November 13, 2024

How Interest Rate Cuts Could Impact Dallas-Fort Worth’s Multifamily Market

interest rate cut impact on Dallas-Fort Worth multifamily

Key takeaways

  • The higher-for-longer environment — where interest rates are expected to remain elevated for a while — will likely stick around in the near future.
  • It could take a year or more for lower interest rates to flow through the market and prompt meaningful change.
On November 7, the Fed cut interest rates by 25 bps, putting the benchmark federal funds rate between 4.5% and 4.75%. This marks the second rate cut in two months, after the Fed cut rates by 50 bps in September.
While this is a relatively small shift, any rate change draws attention in the multifamily sector.
Could this latest rate cut meaningfully impact multifamily housing in Dallas-Fort Worth?

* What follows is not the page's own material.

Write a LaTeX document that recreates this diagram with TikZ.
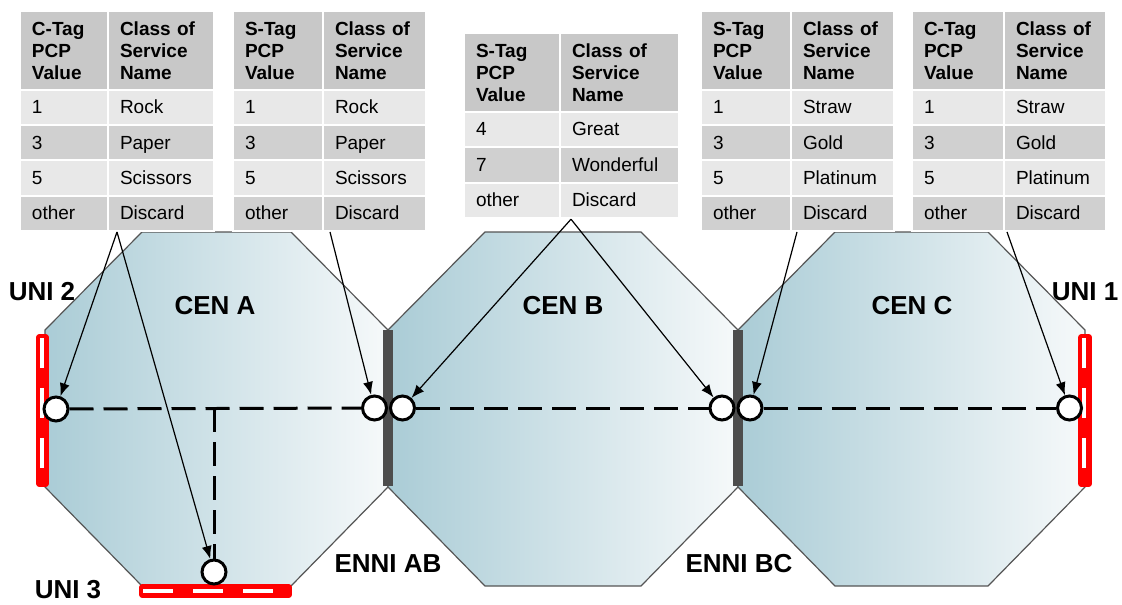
\documentclass[tikz,border=0pt]{standalone}
\usepackage{fontspec}
\setmainfont{Liberation Sans}
\usetikzlibrary{arrows.meta}
\usepackage{xcolor}
\definecolor{hdr}{RGB}{200,200,200}
\definecolor{dark}{RGB}{208,208,208}
\definecolor{lite}{RGB}{232,232,232}
\definecolor{cenleft}{RGB}{170,204,214}
\definecolor{cenright}{RGB}{246,249,250}
\definecolor{octline}{RGB}{85,85,85}
\definecolor{ennigray}{RGB}{77,77,77}

\begin{document}
\begin{tikzpicture}[x=0.5pt, y=-0.5pt,
  cen/.style={draw=octline, line width=0.6pt, left color=cenleft, right color=cenright},
  enni/.style={fill=ennigray},
  unibar/.style={fill=red, draw=red, line width=0.8pt, rounded corners=1pt},
  unidash/.style={white, line width=2pt, dash pattern=on 15pt off 10pt},
  link/.style={line width=1.5pt, dash pattern=on 12pt off 5pt},
  port/.style={circle, draw, fill=white, line width=1.5pt, minimum size=12pt, inner sep=0pt},
  arrow/.style={-{Latex[length=6.5pt,width=5pt]}, line width=0.6pt},
  cell/.style={draw=white, line width=1pt, anchor=north west, inner xsep=6pt, inner ysep=0pt, align=left, minimum height=17.6pt, text height=6.8pt, text depth=0.5pt, font=\fontsize{9.5}{11}\selectfont},
  hcell/.style={cell, fill=hdr, minimum height=39.5pt, text height=, text depth=, font=\fontsize{9.5}{11}\selectfont\bfseries},
  lab/.style={font=\fontsize{13}{15}\selectfont\bfseries}
]
\useasboundingbox (0,0) rectangle (1122,604);

% networks
\draw[cen] (45,330) -- (142,232) -- (291,232) -- (388,330) -- (388,487) -- (291,586) -- (142,586) -- (45,487) -- cycle;
\draw[cen] (388,330) -- (485,232) -- (641,232) -- (738,330) -- (738,487) -- (641,586) -- (485,586) -- (388,487) -- cycle;
\draw[cen] (738,330) -- (835,232) -- (988,232) -- (1085,330) -- (1085,487) -- (988,586) -- (835,586) -- (738,487) -- cycle;
\node[lab] (cenA) at (215,306) {CEN A};
\node[lab] (cenB) at (563,306) {CEN B};
\node[lab] (cenC) at (912,306) {CEN C};

% ENNIs
\fill[enni] (383,330) rectangle (393,486);
\fill[enni] (733,330) rectangle (743,486);
\node[lab] (enniAB) at (388,564) {ENNI AB};
\node[lab] (enniBC) at (739,564) {ENNI BC};

% UNIs
\draw[unibar] (37,335) rectangle (48,486);
\draw[unidash] (41.5,338) -- (41.5,484);
\draw[unibar] (1079,335) rectangle (1091,486);
\draw[unidash] (1084,338) -- (1084,484);
\draw[unibar] (140,585) rectangle (291,597);
\draw[unidash] (143,591) -- (288,591);
\node[lab] (uni2) at (42,292) {UNI 2};
\node[lab] (uni1) at (1085,292) {UNI 1};
\node[lab] (uni3) at (68,590) {UNI 3};

% EVC path
\node[port] (u2) at (56,409) {};
\node[port] (u3) at (214,572) {};
\node[port] (ab1) at (374.5,408) {};
\node[port] (ab2) at (402.5,408) {};
\node[port] (bc1) at (722,408) {};
\node[port] (bc2) at (750,408) {};
\node[port] (u1) at (1069.5,408) {};
\coordinate (turn) at (214,408);
\draw[link] (u2) -- (ab1);
\draw[link] (ab2) -- (bc1);
\draw[link] (bc2) -- (u1);
\draw[link] (turn) -- (u3);

% CoS tables
\node[hcell, text width=32pt] (t1h1) at (19,10) {C-Tag\\PCP\\Value};
\node[hcell, text width=41pt] (t1h2) at (107,10) {Class of\\Service\\Name};
\foreach \v/\n/\c [count=\i] in {1/Rock/lite,3/Paper/dark,5/Scissors/lite,other/Discard/dark} {
  \node[cell, fill=\c, text width=32pt] (t1v\i) at (19,{89+35.25*(\i-1)}) {\v};
  \node[cell, fill=\c, text width=41pt] (t1n\i) at (107,{89+35.25*(\i-1)}) {\n};
}

\node[hcell, text width=33pt] (t2h1) at (232,10) {S-Tag\\PCP\\Value};
\node[hcell, text width=39.5pt] (t2h2) at (322,10) {Class of\\Service\\Name};
\foreach \v/\n/\c [count=\i] in {1/Rock/lite,3/Paper/dark,5/Scissors/lite,other/Discard/dark} {
  \node[cell, fill=\c, text width=33pt] (t2v\i) at (232,{89+35.25*(\i-1)}) {\v};
  \node[cell, fill=\c, text width=39.5pt] (t2n\i) at (322,{89+35.25*(\i-1)}) {\n};
}

\node[hcell, text width=36pt] (t3h1) at (463,32) {S-Tag\\PCP\\Value};
\node[hcell, text width=47.5pt] (t3h2) at (559,32) {Class of\\Service\\Name};
\foreach \v/\n/\c [count=\i] in {4/Great/lite,7/Wonderful/dark,other/Discard/lite} {
  \node[cell, fill=\c, text width=36pt] (t3v\i) at (463,{111+35.5*(\i-1)}) {\v};
  \node[cell, fill=\c, text width=47.5pt] (t3n\i) at (559,{111+35.5*(\i-1)}) {\n};
}

\node[hcell, text width=33pt] (t4h1) at (700,10) {S-Tag\\PCP\\Value};
\node[hcell, text width=39.5pt] (t4h2) at (790,10) {Class of\\Service\\Name};
\foreach \v/\n/\c [count=\i] in {1/Straw/lite,3/Gold/dark,5/Platinum/lite,other/Discard/dark} {
  \node[cell, fill=\c, text width=33pt] (t4v\i) at (700,{89+35.25*(\i-1)}) {\v};
  \node[cell, fill=\c, text width=39.5pt] (t4n\i) at (790,{89+35.25*(\i-1)}) {\n};
}

\node[hcell, text width=34pt] (t5h1) at (911,10) {C-Tag\\PCP\\Value};
\node[hcell, text width=39pt] (t5h2) at (1003,10) {Class of\\Service\\Name};
\foreach \v/\n/\c [count=\i] in {1/Straw/lite,3/Gold/dark,5/Platinum/lite,other/Discard/dark} {
  \node[cell, fill=\c, text width=34pt] (t5v\i) at (911,{89+35.25*(\i-1)}) {\v};
  \node[cell, fill=\c, text width=39pt] (t5n\i) at (1003,{89+35.25*(\i-1)}) {\n};
}

% mappings
\draw[arrow] ([xshift=5pt]t1n4.south west) -- (u2);
\draw[arrow] ([xshift=5pt]t1n4.south west) -- (u3);
\draw[arrow] ([xshift=4pt]t2n4.south west) -- (ab1);
\draw[arrow] ([xshift=6pt]t3n3.south west) -- (ab2);
\draw[arrow] ([xshift=6pt]t3n3.south west) -- (bc1);
\draw[arrow] ([xshift=3.5pt]t4n4.south west) -- (bc2);
\draw[arrow] ([xshift=2pt]t5n4.south west) -- (u1);
\end{tikzpicture}
\end{document}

Here’s what industry experts are saying.

How previous interest rate cuts have affected multifamily

  • September 2024 cut: The September 2024 interest rate cut didn’t end up reducing a key measure for sizing multifamily loans. In fact, the 10-year Treasury rose in the weeks before the 2024 election and jumped from 4.28% on Election Day to 4.47% the next day, signaling that rate cuts don’t always translate to immediate relief.
  • After the 2008 Global Financial Crisis (GFC): As more liquidity became available after the Fed cut rates following the GFC, commercial real estate debt and investments grew. A similar pattern could play out in multifamily today, GlobeSt. reports, though this month’s more moderate cuts suggest a far smaller impact.

Potential impacts on the DFW multifamily market

The general consensus: This small rate drop will provide minor stimulus.
Trevor Ryan, the chief financial officer of Marquette Companies, told Multifamily Dive that “it would take the Fed pushing target rates down another 100 basis points or more to help owners refinance or exit the properties that were purchased at the peak with floating rate loans and higher leverage.”
“A slightly lower-rate environment would also drive more transaction volume toward traditional levels,” he said.
Ultimately, the cumulative amount of cuts so far isn’t large enough to be compelling for many investors.

Higher property valuations

Dallas developer Peter Brodsky told the Dallas Business Journal: “I don't know a developer that isn't eagerly anticipating rate cuts, not only because it means that any variable rate debt will start being less expensive [but] also because real estate values are inversely proportionate to rates. The higher the rates, the lower the real estate value for the most part.”

Lower refinancing rates

  • Potential for lower refinance rates: For owners with floating-rate loans, recent and future cuts might open the door to refinance at lower rates.
  • Potential for higher selling prices: Sellers might be able to sell at a higher price than they would otherwise get because financing is more affordable for buyers.
  • Greater stability for borrowers: Those who refinance could transition from floating rates to fixed rates, which offer more predictable cash flow.
“The lack of lending capital from banks and other institutions has been the main driver behind the inability of borrowers to refinance. A rate cut, regardless of its size, can help bring lenders slowly back into the market, providing much-needed refinancing opportunities,” says Tommy Spinosa, managing partner at Enverra Real Estate Partners.

Slight growth in transactions

  • Slow market response: “Historically, it can take up to 18 months for lower rates to fully translate into higher loan origination volumes,” according to Trepp.
  • Transaction activity may grow: DFW’s rolling four-quarter investment volume is substantial (totaling $7.2 billion as of early November) but has declined quarter-over-quarter. Lower interest rates could spur some additional transaction activity in DFW in the coming quarters. The rate cut may encourage buyers to re-enter the market, according to M&D Real Estate.

Higher development potential

Summary

  • Minor immediate relief: The recent Fed rate cut brings a small boost, but broader impacts on the DFW multifamily market will be gradual.
  • Potential development push: Some experts believe the rate cut, along with DFW’s population influx, could revitalize some stalled projects.
  • Longer-term market response: Transaction volumes and property values might eventually rise, though significant shifts could take time.